An attempted lethal injection was abandoned after Alabama prison officials had trouble finding Alan Miller’s veins. Miller was convicted was murdering three people in 1999 in a shooting.
“Due to time constraints resulting from the lateness of the court proceedings, the execution was called off once it was determined the condemned inmate’s veins could not be accessed in accordance with our protocol before the expiration of the death warrant,” John Hamm, Alabama corrections commissioner, said.
Hamm said that “accessing the veins was taking a little bit longer than we anticipated”. He did not know how long the team tried to establish a connection, but said there are a number of procedures to be done before the team begins trying to connect the intravenous line.
This is not the first time in recent months that an execution was botched in Alabama. It took some three and a half hours to execute Joe Nathan James using lethal injection this past July.
“Alabama officials tortured Joe Nathan James to death for over three hours trying to set up an IV line, and then covered it up. Instead of pausing and investigating how their actions led to what may have been the longest recorded execution in our country’s history, they instead rushed Alan Miller to the execution chamber weeks later and tried to kill him in secret,” said Maya Foa, director of Reprieve US.
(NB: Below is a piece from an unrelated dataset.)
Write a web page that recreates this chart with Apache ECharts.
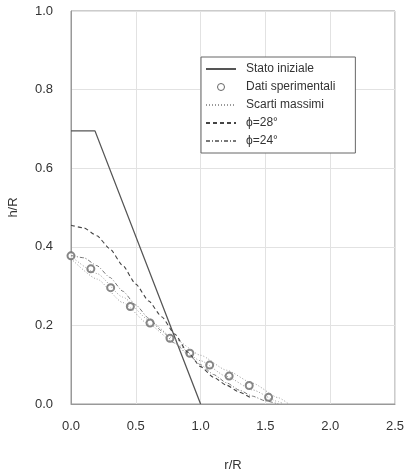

“Officials knew it was likely they would subject Alan Miller to the very same long and agonizing procedure as Joe Nathan James and Doyle Lee Hamm [whose execution was abandoned in 2018 after prison officials spent two and a half hours trying to access his veins] and yet they ploughed ahead anyway – adding to the state’s horrific history of botched executions.
“It is hard to see how they can persist with this broken method of execution that keeps going catastrophically wrong, again and again. In its desperation to execute, Alabama is experimenting on prisoners behind closed doors – surely the definition of cruel and unusual punishment.”
Alabama needs to reevaluate their methods. I’m sure the families of the victims would like them to get their process under control as well.